**WRITTEN INSTRUCTION**
Return the whole listing, keeping every character the same.

**MATERIAL FOR THIS EXERCISE**
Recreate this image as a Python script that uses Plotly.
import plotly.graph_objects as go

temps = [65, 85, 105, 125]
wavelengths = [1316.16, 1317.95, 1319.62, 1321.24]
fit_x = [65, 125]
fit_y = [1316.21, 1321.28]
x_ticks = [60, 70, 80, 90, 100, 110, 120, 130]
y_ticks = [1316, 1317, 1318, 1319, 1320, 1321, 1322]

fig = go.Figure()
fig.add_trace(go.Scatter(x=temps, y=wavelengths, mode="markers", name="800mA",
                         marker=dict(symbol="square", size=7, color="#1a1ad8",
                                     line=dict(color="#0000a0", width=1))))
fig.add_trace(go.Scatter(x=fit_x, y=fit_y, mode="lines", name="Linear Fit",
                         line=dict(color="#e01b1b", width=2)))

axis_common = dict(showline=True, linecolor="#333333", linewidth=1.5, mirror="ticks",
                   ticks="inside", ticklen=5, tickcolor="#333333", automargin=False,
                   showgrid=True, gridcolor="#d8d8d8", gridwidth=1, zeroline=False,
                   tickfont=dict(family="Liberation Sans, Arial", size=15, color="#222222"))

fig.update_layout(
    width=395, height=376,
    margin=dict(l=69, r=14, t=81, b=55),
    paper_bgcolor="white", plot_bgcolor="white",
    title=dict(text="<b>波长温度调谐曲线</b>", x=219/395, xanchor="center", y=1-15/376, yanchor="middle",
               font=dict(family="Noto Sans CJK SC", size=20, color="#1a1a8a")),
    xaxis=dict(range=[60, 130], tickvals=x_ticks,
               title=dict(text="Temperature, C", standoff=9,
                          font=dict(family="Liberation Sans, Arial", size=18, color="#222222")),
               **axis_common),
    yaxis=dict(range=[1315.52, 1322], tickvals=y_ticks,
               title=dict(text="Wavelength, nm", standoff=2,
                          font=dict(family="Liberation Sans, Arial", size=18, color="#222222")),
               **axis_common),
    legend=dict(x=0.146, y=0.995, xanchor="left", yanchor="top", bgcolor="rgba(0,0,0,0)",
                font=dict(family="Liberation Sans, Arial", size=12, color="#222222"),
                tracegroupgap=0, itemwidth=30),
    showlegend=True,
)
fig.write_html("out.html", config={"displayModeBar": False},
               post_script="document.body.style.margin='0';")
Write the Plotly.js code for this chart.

**PROBLEM SOLUTION**
Recreate this image as a Python script that uses Plotly.
import plotly.graph_objects as go

temps = [65, 85, 105, 125]
wavelengths = [1316.16, 1317.95, 1319.62, 1321.24]
fit_x = [65, 125]
fit_y = [1316.21, 1321.28]
x_ticks = [60, 70, 80, 90, 100, 110, 120, 130]
y_ticks = [1316, 1317, 1318, 1319, 1320, 1321, 1322]

fig = go.Figure()
fig.add_trace(go.Scatter(x=temps, y=wavelengths, mode="markers", name="800mA",
                         marker=dict(symbol="square", size=7, color="#1a1ad8",
                                     line=dict(color="#0000a0", width=1))))
fig.add_trace(go.Scatter(x=fit_x, y=fit_y, mode="lines", name="Linear Fit",
                         line=dict(color="#e01b1b", width=2)))

axis_common = dict(showline=True, linecolor="#333333", linewidth=1.5, mirror="ticks",
                   ticks="inside", ticklen=5, tickcolor="#333333", automargin=False,
                   showgrid=True, gridcolor="#d8d8d8", gridwidth=1, zeroline=False,
                   tickfont=dict(family="Liberation Sans, Arial", size=15, color="#222222"))

fig.update_layout(
    width=395, height=376,
    margin=dict(l=69, r=14, t=81, b=55),
    paper_bgcolor="white", plot_bgcolor="white",
    title=dict(text="<b>波长温度调谐曲线</b>", x=219/395, xanchor="center", y=1-15/376, yanchor="middle",
               font=dict(family="Noto Sans CJK SC", size=20, color="#1a1a8a")),
    xaxis=dict(range=[60, 130], tickvals=x_ticks,
               title=dict(text="Temperature, C", standoff=9,
                          font=dict(family="Liberation Sans, Arial", size=18, color="#222222")),
               **axis_common),
    yaxis=dict(range=[1315.52, 1322], tickvals=y_ticks,
               title=dict(text="Wavelength, nm", standoff=2,
                          font=dict(family="Liberation Sans, Arial", size=18, color="#222222")),
               **axis_common),
    legend=dict(x=0.146, y=0.995, xanchor="left", yanchor="top", bgcolor="rgba(0,0,0,0)",
                font=dict(family="Liberation Sans, Arial", size=12, color="#222222"),
                tracegroupgap=0, itemwidth=30),
    showlegend=True,
)
fig.write_html("out.html", config={"displayModeBar": False},
               post_script="document.body.style.margin='0';")
Write the Plotly.js code for this chart.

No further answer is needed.